Wednesday, July 3, 2013

THESE FOUR DAYS

I sat down to write this piece about 3:30 pm here in the eastern time zone of the United States.  We're on Daylight time of course and while I was trying to think of material for what was a shortened and rather dull day in the markets it came to me that in the history of this country, these first four days in July play a role possibly often overlooked or unknown by many of our citizens and certainly by the rest of the world.  These four days are filled with enormous events and truly history shaping conclusions.  We all know about July 4, 1776, a day which we call Independence Day but for the new nation created by that proclamation signed in Philadelphia there would be no independence until the world's then-most powerful nation could be defeated on the battlefield as a result of a declaration of war so preposterous, so audacious that even a number of the signatories believed it doomed to failure.  As the poet put it, "You know the rest in the books you have read..."  Indeed we do, but it was not of tomorrow that I was thinking.

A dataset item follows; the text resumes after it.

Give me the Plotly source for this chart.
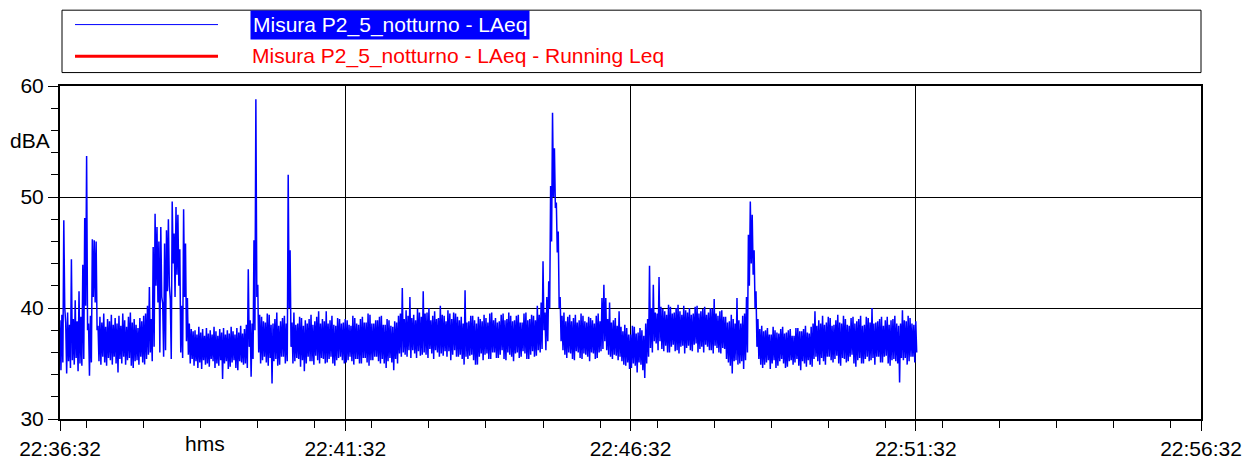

3:30pm, but 150 years ago there was no Daylight time.  After two days of battle, at 2:30 local time nearly 15,000 men stepped out from a small stand of trees near a town in southern Pennsylvania of which no one had ever heard and into history.  They were mostly from Virginia and North Carolina with a few from Tennessee and Mississippi thrown in.  Pressed ranks, four deep and almost 2 miles wide heading for a little copse of trees 3/4 of a mile away across a wheat field and up a small hill; tough, veteran soldiers knowing the next 30 minutes would probably be their last on earth and yet prepared to give their lives for a cause--unjust though it might have been--and a way of life that like them could not possibly survive.

Those that somehow survived streamed back down that little rise to retreat and defeat.  The Civil War ended at 3:30pm on July 3, 1863 just south of a little town called Gettysburg but no one knew it.  We Americans kept on killing one another for almost another two years until 660,000 of us lay dead and within a week the greatest President in our history joined the carnage.  But we enjoyed, ...A new birth of freedom..." as he put it two months after the battle.  Let no one say we didn't pay the price for our freedom.

Have a frantic Fourth but at some point during the day, stop and think of those who preserved that dream all these years, and if you are so inclined a short prayer might be greatly appreciated.